Sarah Stultz: What would it be like without journalists?
Published 10:05 am Tuesday, February 28, 2017
It started for me a little more than a year ago.
A reporter and photographer from the Tribune traveled down to Clear Lake to cover Donald Trump, who at that time was still a candidate for president.
Within the first 30 minutes of his speech, Trump pointed to the back of the room, where all of the photographers and TV camera crews were placed — including the Tribune’s own photographer — and made a claim that these were some of the most dishonest people in the world.
A crowd of more than 1,500 people clapped and cheered, and others booed the reporters.
At one point, someone in the back of the room threw food at the reporters — some of it landing on our own photographer.

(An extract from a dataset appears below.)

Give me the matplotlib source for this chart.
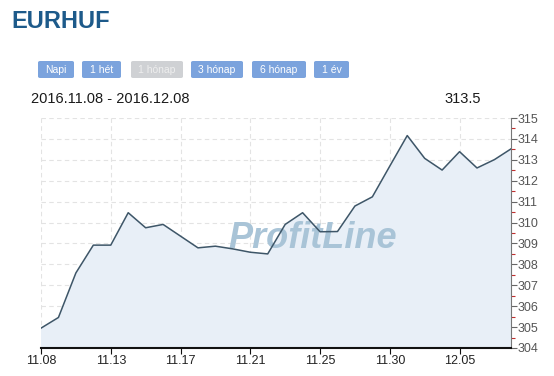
import matplotlib
matplotlib.use("Agg")
import matplotlib.pyplot as plt
from matplotlib.patches import FancyBboxPatch
from matplotlib.ticker import MultipleLocator, FixedLocator

# ---- data ----
values = [304.95, 305.46, 307.59, 308.92, 308.92, 310.47, 309.75, 309.91,
          309.35, 308.79, 308.87, 308.74, 308.58, 308.50, 309.91, 310.47,
          309.56, 309.57, 310.79, 311.23, 312.70, 314.16, 313.07, 312.51,
          313.39, 312.61, 313.01, 313.55]
tick_pos = [0, 4, 8, 12, 16, 20, 24]
tick_labels = ["11.08", "11.13", "11.17", "11.21", "11.25", "11.30", "12.05"]
y_ticks = list(range(304, 316))
buttons = ["Napi", "1 hét", "1 hónap", "3 hónap", "6 hónap", "1 év"]
button_active = [True, True, False, True, True, True]
title = "EURHUF"
date_range = "2016.11.08 - 2016.12.08"
last_value = "313.5"

W, H = 554, 376
fig = plt.figure(figsize=(W / 100, H / 100), dpi=100)
fig.patch.set_facecolor("white")
plt.rcParams['font.family'] = ['Liberation Sans', 'DejaVu Sans']

def fx(px):
    return px / W

def fy(py):
    return 1 - py / H

# title
fig.text(fx(11), fy(22), title, fontsize=17, fontweight="bold",
         color="#1d5a8a", va="center", ha="left")

# buttons
btn_x = [(38, 74), (82, 121), (131, 183), (191, 243), (252, 306), (314, 349)]
for (x0, x1), lab, act in zip(btn_x, buttons, button_active):
    face = "#7ba3dd" if act else "#cfd1d4"
    tcol = "white" if act else "#eeeeee"
    p = FancyBboxPatch((fx(x0), fy(78)), fx(x1 - x0), (78 - 61) / H,
                       boxstyle="round,pad=0,rounding_size=0.004",
                       transform=fig.transFigure, facecolor=face,
                       edgecolor="none")
    fig.patches.append(p)
    fig.text(fx((x0 + x1) / 2), fy(70), lab, fontsize=7.5, color=tcol,
             ha="center", va="center")

fig.text(fx(31), fy(99), date_range, fontsize=10.5, color="#1a1a1a",
         ha="left", va="center")
fig.text(fx(481), fy(99), last_value, fontsize=10.5, color="#1a1a1a",
         ha="right", va="center")

# axes
L, R, T, B = 41, 511, 118, 348
ax = fig.add_axes([fx(L), fy(B), fx(R - L), (B - T) / H])
ax.set_facecolor("white")
x = list(range(len(values)))
ax.fill_between(x, values, 304, color="#e8eff7", zorder=1)
ax.plot(x, values, color="#3e5668", lw=1.1, zorder=3)

ax.text(0.577, 0.478, "ProfitLine", transform=ax.transAxes, fontsize=26,
        fontweight="bold", fontstyle="italic", color="#a9c4d7",
        ha="center", va="center", zorder=2)

ax.set_xlim(0, len(values) - 1.05)
ax.set_ylim(304, 315)

ax.xaxis.set_major_locator(FixedLocator(tick_pos))
ax.set_xticklabels(tick_labels)
ax.yaxis.set_major_locator(FixedLocator(y_ticks))
ax.yaxis.set_minor_locator(MultipleLocator(0.5))
ax.yaxis.tick_right()

ax.grid(True, which="major", color="#e3e3e3", lw=0.8, ls=(0, (4, 3)), zorder=0)
ax.set_axisbelow(True)

for s in ["top", "left"]:
    ax.spines[s].set_visible(False)
ax.spines["bottom"].set_color("#111111")
ax.spines["bottom"].set_linewidth(1.5)
ax.spines["right"].set_color("#777777")
ax.spines["right"].set_linewidth(0.8)

ax.tick_params(axis="x", direction="out", length=4, width=0.8,
               colors="#111111", labelsize=9, labelcolor="#222222", pad=1)
ax.tick_params(axis="y", which="major", direction="out", length=4, width=0.8,
               colors="#666666", labelsize=9, labelcolor="#555555", pad=1)
ax.tick_params(axis="y", which="minor", direction="out", length=3, width=0.8,
               colors="#c03030")

fig.savefig("out.png", dpi=100, facecolor="white")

I remember being disappointed that someone who at that time was a candidate for president would have encouraged this type of behavior. It questioned my career as a journalist, but even more importantly, it questioned a value I strive to live with every day: integrity.
As I have watched things unfold with now-President Trump, I learned that similar experiences have happened all across the country, and this was just the beginning.
On Friday, the attacks were taken to a new level, when Trump described media, including CNN, ABC, CBS and NBC, as an “enemy of the American people.” The White House barred reporters from several major media outlets, including CNN, The New York Times and the Los Angeles Times, from participating in a press briefing, while pool reporters and conservative-leaning outlets could still attend. The Associated Press and Time magazine chose to boycott attending in solidarity with those outlets.
Sally Buzbee, executive editor with the Associated Press, said she described the incident was getting into “dangerous territory.”
“There is always physical limitations on access,” she said. “There is always compromises that we make and sort of concessions that are made for physical limitations and other things.
“I think, when you get to the point where there are news organizations that seem to be being deliberately excluded, I think that’s different. We felt today was different.”
She went on to say that if there are going to be exclusions, essentially all access in the end would suffer.
In an interview Monday on NBC’s “Today” show, former President George W. Bush defended the media, stating a free press was “indispensable to democracy.”
“We need an independent media to hold people like me to account,” he said during the interview. “Power can be very addictive, and it can be corrosive, and it’s important for the media to call to account people who abuse their power.”
Though it has been a disheartening weekend to be a journalist, it inspires me even more to continue to do my job.
My goal is to do what the American Press Institute states, and that is to “provide citizens with the information they need to make the best possible decisions about their lives, their communities, their societies and their governments.”
We strive to keep people informed of things going on in the community and world and to empower our readers with knowledge.
What would it be like without journalists? I am saddened to even think about it.
Sarah Stultz is the managing editor of the Tribune. Her column appears every Tuesday.